HTC has been fleshing out some of its ambitions for the HTC Sense system, as the platform continues to develop from a simple smartphone UI to a more comprehensive multimedia system. According to Drew Bamford, HTC's head of User Experience, "Sense has escaped the phone"; he envisages HTC using the platform as a way of "getting cool content onto phones", starting with ebooks as on the European Kobo-powered service, but then potentially extending the company's partnership with Netflix on Windows Phone 7. It's not just on phones, either; HTC is eyeing home electronics too.
We've already been looking at the HTC Media Link this week, the company's wireless DLNA streaming box that bridges digital content devices - such as smartphones or tablets - and an HDTV, but Bamford suggests that rather than simply a compact STB, the Media Link is actually "a phone with no screen." "The living room is definitely a place where you can have a Sense experience" he claims, perhaps hinting that digital content streamed to HTC smartphones might one day also be available to stream to your TV. The company is already looking to delivery out-of-the-box 4G video calling, something currently not available in Android as a core feature.

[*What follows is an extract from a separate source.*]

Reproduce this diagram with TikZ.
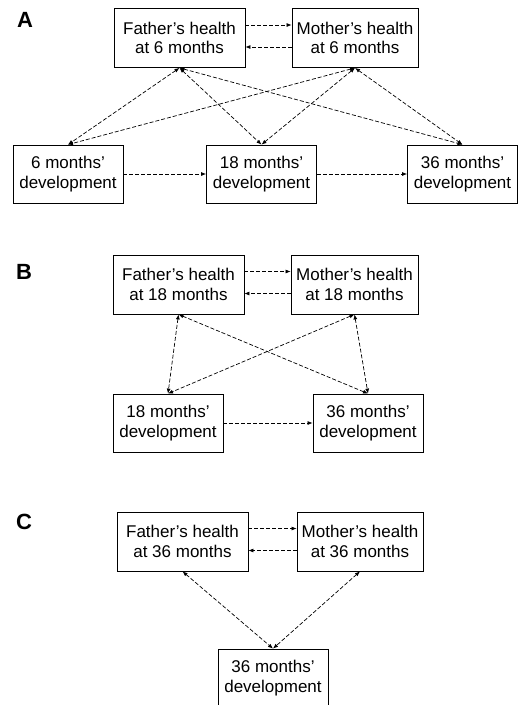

HTCSense.com already allows users to remotely access their Desire HD and Desire Z smartphones, browsing and replying to text messages, checking the address book, locating the device using GPS and even locking or wiping it should it be lost. In the future, the platform will become even more flexible, Bamford says. "It's about giving a product intelligence to interpret the things you would naturally do with it" he suggests, "anticipating what you want it to do without being explicit."